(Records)
——

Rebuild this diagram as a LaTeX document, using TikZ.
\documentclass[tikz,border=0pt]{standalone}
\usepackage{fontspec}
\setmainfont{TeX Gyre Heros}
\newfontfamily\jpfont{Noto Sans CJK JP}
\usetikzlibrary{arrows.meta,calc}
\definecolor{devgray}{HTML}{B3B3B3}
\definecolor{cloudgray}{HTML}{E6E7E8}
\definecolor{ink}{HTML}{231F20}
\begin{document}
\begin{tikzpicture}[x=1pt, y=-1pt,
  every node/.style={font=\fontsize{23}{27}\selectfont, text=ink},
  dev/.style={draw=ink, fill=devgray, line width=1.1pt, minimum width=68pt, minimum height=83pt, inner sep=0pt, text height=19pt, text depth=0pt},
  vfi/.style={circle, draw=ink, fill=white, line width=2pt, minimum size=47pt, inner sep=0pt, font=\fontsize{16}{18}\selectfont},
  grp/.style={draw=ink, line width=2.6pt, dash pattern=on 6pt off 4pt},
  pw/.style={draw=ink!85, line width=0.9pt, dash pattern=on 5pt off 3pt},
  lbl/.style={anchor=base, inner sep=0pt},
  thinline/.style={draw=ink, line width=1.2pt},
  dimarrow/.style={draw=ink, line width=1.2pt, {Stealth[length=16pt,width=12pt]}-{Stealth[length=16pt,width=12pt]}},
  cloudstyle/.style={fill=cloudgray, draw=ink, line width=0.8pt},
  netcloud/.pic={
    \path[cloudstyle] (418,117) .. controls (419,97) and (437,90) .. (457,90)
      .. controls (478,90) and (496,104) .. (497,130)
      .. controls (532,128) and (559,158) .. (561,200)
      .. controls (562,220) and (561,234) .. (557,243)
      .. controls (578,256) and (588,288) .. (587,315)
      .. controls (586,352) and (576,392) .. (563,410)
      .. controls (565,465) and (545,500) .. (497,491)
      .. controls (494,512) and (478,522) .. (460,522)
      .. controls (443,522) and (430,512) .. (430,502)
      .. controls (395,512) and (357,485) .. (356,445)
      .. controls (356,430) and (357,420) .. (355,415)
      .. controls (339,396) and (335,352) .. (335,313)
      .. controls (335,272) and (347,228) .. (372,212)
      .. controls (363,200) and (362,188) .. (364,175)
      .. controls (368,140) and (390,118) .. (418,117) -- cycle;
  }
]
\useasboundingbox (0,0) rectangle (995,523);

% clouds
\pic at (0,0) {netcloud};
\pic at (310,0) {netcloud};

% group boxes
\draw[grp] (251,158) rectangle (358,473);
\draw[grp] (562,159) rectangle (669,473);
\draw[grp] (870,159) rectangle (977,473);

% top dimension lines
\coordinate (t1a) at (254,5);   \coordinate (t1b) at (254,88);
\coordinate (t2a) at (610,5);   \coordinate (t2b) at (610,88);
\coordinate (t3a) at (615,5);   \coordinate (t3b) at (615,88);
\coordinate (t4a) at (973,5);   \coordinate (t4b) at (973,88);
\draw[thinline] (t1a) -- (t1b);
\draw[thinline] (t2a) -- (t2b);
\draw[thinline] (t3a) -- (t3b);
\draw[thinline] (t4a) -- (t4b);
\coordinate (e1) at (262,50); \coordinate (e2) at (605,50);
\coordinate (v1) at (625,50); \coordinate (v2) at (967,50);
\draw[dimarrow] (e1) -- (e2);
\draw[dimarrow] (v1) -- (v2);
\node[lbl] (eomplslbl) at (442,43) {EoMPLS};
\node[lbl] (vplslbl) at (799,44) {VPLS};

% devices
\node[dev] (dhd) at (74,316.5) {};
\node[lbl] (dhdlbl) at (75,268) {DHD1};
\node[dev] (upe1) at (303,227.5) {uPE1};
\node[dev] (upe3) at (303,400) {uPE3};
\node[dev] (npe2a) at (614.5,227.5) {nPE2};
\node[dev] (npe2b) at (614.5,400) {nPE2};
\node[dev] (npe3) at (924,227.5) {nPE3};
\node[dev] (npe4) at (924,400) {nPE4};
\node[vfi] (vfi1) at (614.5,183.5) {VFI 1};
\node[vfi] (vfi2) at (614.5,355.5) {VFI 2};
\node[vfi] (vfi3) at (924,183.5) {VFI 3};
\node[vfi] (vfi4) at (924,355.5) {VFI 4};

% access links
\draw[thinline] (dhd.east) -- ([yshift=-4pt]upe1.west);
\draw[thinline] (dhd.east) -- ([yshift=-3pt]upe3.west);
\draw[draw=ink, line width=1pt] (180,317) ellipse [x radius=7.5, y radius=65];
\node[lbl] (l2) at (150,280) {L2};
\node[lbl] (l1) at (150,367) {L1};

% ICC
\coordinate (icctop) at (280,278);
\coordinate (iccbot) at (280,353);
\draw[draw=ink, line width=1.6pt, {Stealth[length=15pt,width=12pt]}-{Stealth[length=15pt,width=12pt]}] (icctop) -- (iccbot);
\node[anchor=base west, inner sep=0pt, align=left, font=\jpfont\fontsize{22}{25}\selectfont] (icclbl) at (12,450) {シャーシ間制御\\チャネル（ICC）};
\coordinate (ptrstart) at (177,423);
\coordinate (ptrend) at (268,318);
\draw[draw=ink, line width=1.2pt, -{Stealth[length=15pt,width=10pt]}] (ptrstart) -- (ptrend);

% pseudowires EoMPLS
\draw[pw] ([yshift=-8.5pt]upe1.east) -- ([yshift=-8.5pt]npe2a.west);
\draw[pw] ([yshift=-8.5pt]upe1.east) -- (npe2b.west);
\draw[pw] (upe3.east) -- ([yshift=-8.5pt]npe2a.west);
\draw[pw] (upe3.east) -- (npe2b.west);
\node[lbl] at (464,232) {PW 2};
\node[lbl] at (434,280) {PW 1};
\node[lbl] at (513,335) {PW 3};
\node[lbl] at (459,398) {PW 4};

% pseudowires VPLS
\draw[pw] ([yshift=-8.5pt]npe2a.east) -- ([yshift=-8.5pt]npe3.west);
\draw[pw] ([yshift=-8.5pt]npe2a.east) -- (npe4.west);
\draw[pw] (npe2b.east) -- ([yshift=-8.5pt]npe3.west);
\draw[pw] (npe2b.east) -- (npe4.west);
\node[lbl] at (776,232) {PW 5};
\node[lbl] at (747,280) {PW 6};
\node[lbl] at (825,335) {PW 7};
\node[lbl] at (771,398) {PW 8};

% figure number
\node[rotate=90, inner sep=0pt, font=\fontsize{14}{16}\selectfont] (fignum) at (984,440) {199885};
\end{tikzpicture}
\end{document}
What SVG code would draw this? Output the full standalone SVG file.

——

# To do:
Nothing should be changed: write out all of the data as is.

# Reply:
Rebuild this diagram as a LaTeX document, using TikZ.
\documentclass[tikz,border=0pt]{standalone}
\usepackage{fontspec}
\setmainfont{TeX Gyre Heros}
\newfontfamily\jpfont{Noto Sans CJK JP}
\usetikzlibrary{arrows.meta,calc}
\definecolor{devgray}{HTML}{B3B3B3}
\definecolor{cloudgray}{HTML}{E6E7E8}
\definecolor{ink}{HTML}{231F20}
\begin{document}
\begin{tikzpicture}[x=1pt, y=-1pt,
  every node/.style={font=\fontsize{23}{27}\selectfont, text=ink},
  dev/.style={draw=ink, fill=devgray, line width=1.1pt, minimum width=68pt, minimum height=83pt, inner sep=0pt, text height=19pt, text depth=0pt},
  vfi/.style={circle, draw=ink, fill=white, line width=2pt, minimum size=47pt, inner sep=0pt, font=\fontsize{16}{18}\selectfont},
  grp/.style={draw=ink, line width=2.6pt, dash pattern=on 6pt off 4pt},
  pw/.style={draw=ink!85, line width=0.9pt, dash pattern=on 5pt off 3pt},
  lbl/.style={anchor=base, inner sep=0pt},
  thinline/.style={draw=ink, line width=1.2pt},
  dimarrow/.style={draw=ink, line width=1.2pt, {Stealth[length=16pt,width=12pt]}-{Stealth[length=16pt,width=12pt]}},
  cloudstyle/.style={fill=cloudgray, draw=ink, line width=0.8pt},
  netcloud/.pic={
    \path[cloudstyle] (418,117) .. controls (419,97) and (437,90) .. (457,90)
      .. controls (478,90) and (496,104) .. (497,130)
      .. controls (532,128) and (559,158) .. (561,200)
      .. controls (562,220) and (561,234) .. (557,243)
      .. controls (578,256) and (588,288) .. (587,315)
      .. controls (586,352) and (576,392) .. (563,410)
      .. controls (565,465) and (545,500) .. (497,491)
      .. controls (494,512) and (478,522) .. (460,522)
      .. controls (443,522) and (430,512) .. (430,502)
      .. controls (395,512) and (357,485) .. (356,445)
      .. controls (356,430) and (357,420) .. (355,415)
      .. controls (339,396) and (335,352) .. (335,313)
      .. controls (335,272) and (347,228) .. (372,212)
      .. controls (363,200) and (362,188) .. (364,175)
      .. controls (368,140) and (390,118) .. (418,117) -- cycle;
  }
]
\useasboundingbox (0,0) rectangle (995,523);

% clouds
\pic at (0,0) {netcloud};
\pic at (310,0) {netcloud};

% group boxes
\draw[grp] (251,158) rectangle (358,473);
\draw[grp] (562,159) rectangle (669,473);
\draw[grp] (870,159) rectangle (977,473);

% top dimension lines
\coordinate (t1a) at (254,5);   \coordinate (t1b) at (254,88);
\coordinate (t2a) at (610,5);   \coordinate (t2b) at (610,88);
\coordinate (t3a) at (615,5);   \coordinate (t3b) at (615,88);
\coordinate (t4a) at (973,5);   \coordinate (t4b) at (973,88);
\draw[thinline] (t1a) -- (t1b);
\draw[thinline] (t2a) -- (t2b);
\draw[thinline] (t3a) -- (t3b);
\draw[thinline] (t4a) -- (t4b);
\coordinate (e1) at (262,50); \coordinate (e2) at (605,50);
\coordinate (v1) at (625,50); \coordinate (v2) at (967,50);
\draw[dimarrow] (e1) -- (e2);
\draw[dimarrow] (v1) -- (v2);
\node[lbl] (eomplslbl) at (442,43) {EoMPLS};
\node[lbl] (vplslbl) at (799,44) {VPLS};

% devices
\node[dev] (dhd) at (74,316.5) {};
\node[lbl] (dhdlbl) at (75,268) {DHD1};
\node[dev] (upe1) at (303,227.5) {uPE1};
\node[dev] (upe3) at (303,400) {uPE3};
\node[dev] (npe2a) at (614.5,227.5) {nPE2};
\node[dev] (npe2b) at (614.5,400) {nPE2};
\node[dev] (npe3) at (924,227.5) {nPE3};
\node[dev] (npe4) at (924,400) {nPE4};
\node[vfi] (vfi1) at (614.5,183.5) {VFI 1};
\node[vfi] (vfi2) at (614.5,355.5) {VFI 2};
\node[vfi] (vfi3) at (924,183.5) {VFI 3};
\node[vfi] (vfi4) at (924,355.5) {VFI 4};

% access links
\draw[thinline] (dhd.east) -- ([yshift=-4pt]upe1.west);
\draw[thinline] (dhd.east) -- ([yshift=-3pt]upe3.west);
\draw[draw=ink, line width=1pt] (180,317) ellipse [x radius=7.5, y radius=65];
\node[lbl] (l2) at (150,280) {L2};
\node[lbl] (l1) at (150,367) {L1};

% ICC
\coordinate (icctop) at (280,278);
\coordinate (iccbot) at (280,353);
\draw[draw=ink, line width=1.6pt, {Stealth[length=15pt,width=12pt]}-{Stealth[length=15pt,width=12pt]}] (icctop) -- (iccbot);
\node[anchor=base west, inner sep=0pt, align=left, font=\jpfont\fontsize{22}{25}\selectfont] (icclbl) at (12,450) {シャーシ間制御\\チャネル（ICC）};
\coordinate (ptrstart) at (177,423);
\coordinate (ptrend) at (268,318);
\draw[draw=ink, line width=1.2pt, -{Stealth[length=15pt,width=10pt]}] (ptrstart) -- (ptrend);

% pseudowires EoMPLS
\draw[pw] ([yshift=-8.5pt]upe1.east) -- ([yshift=-8.5pt]npe2a.west);
\draw[pw] ([yshift=-8.5pt]upe1.east) -- (npe2b.west);
\draw[pw] (upe3.east) -- ([yshift=-8.5pt]npe2a.west);
\draw[pw] (upe3.east) -- (npe2b.west);
\node[lbl] at (464,232) {PW 2};
\node[lbl] at (434,280) {PW 1};
\node[lbl] at (513,335) {PW 3};
\node[lbl] at (459,398) {PW 4};

% pseudowires VPLS
\draw[pw] ([yshift=-8.5pt]npe2a.east) -- ([yshift=-8.5pt]npe3.west);
\draw[pw] ([yshift=-8.5pt]npe2a.east) -- (npe4.west);
\draw[pw] (npe2b.east) -- ([yshift=-8.5pt]npe3.west);
\draw[pw] (npe2b.east) -- (npe4.west);
\node[lbl] at (776,232) {PW 5};
\node[lbl] at (747,280) {PW 6};
\node[lbl] at (825,335) {PW 7};
\node[lbl] at (771,398) {PW 8};

% figure number
\node[rotate=90, inner sep=0pt, font=\fontsize{14}{16}\selectfont] (fignum) at (984,440) {199885};
\end{tikzpicture}
\end{document}
What SVG code would draw this? Output the full standalone SVG file.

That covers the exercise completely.